Hace un par de años tomé un curso de creatividad que me cambió la vida. Confieso que, cuando me hablaron del tema, me entusiasmé creyendo que iría por la línea de la creatividad publicitaria, un mundo que siempre me fascinó. Reconozco que soy una publicista frustrada. Siempre soñé con pertenecer a ese universo poco entendido. Siempre me rodeé de amigas y conocidos que trabajaban en agencias, productoras y medios que me parecía un entorno seductor. Pero la vida me llevó por otros caminos y pensé que este curso sería al menos una ventana a ese mundo platónico. No podía estar más equivocada.

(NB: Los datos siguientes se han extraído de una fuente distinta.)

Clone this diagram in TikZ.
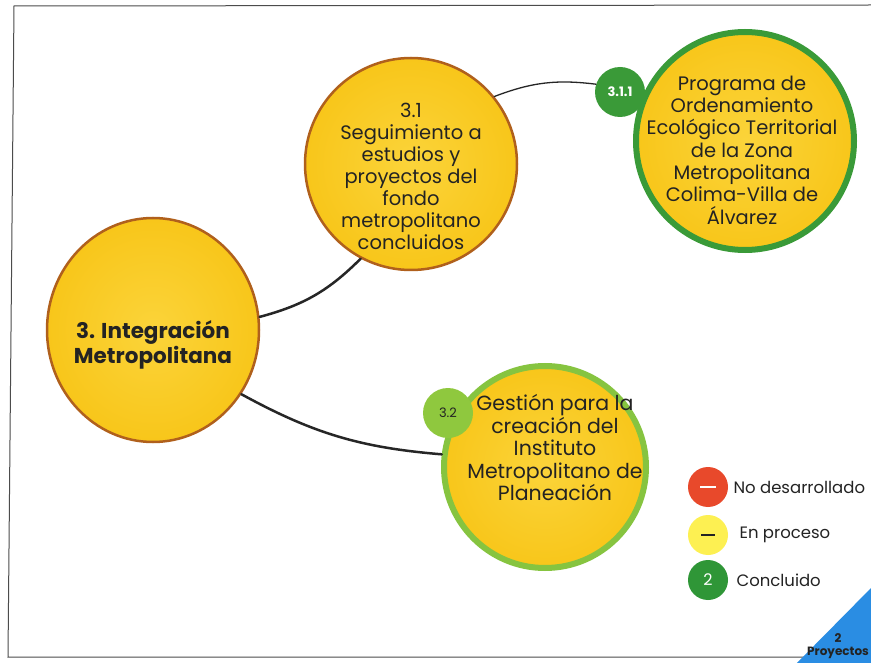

El curso resultó ser de creatividad pura, nada teórica y mucho menos publicitaria. Una creatividad que te lleva a recordar tu esencia, tu niño interior, la curiosidad ingenua de la infancia. También te confronta con los momentos difíciles que marcan esa etapa, con los parteaguas que poco a poco nos arrebatan la inocencia y las ganas de vivir cada minuto como si fuera único.
A partir de esa experiencia entré en el mundo del coaching, que ahora me resulta fascinante. También encontré un grupo de amigas creativas que se volvieron una luz en mi vida. Hoy, al recordar mi niñez, pienso de nuevo en esos ejercicios semanales del curso, eran un regreso a lo esencial, a los años en que lo único importante era jugar.
Recuerdo que una semana me propuse recuperar esas pequeñas cosas que amaba de niña. Tomarme una granizada, disfrutar un helado de carreta, comprar una muñeca, sentarme en un parque a mirar la naturaleza, retomar mis lecturas solitarias, dibujar de nuevo. Eran placeres sencillos que no sé en qué momento el ruido de lo cotidiano me arrebató.
Hoy, en honor a esos días luminosos, me comí un elote loco. Y me supo glorioso. Quiero retomar esos buenos hábitos. Comer, hacer y pensar en lo que me haga sentir viva.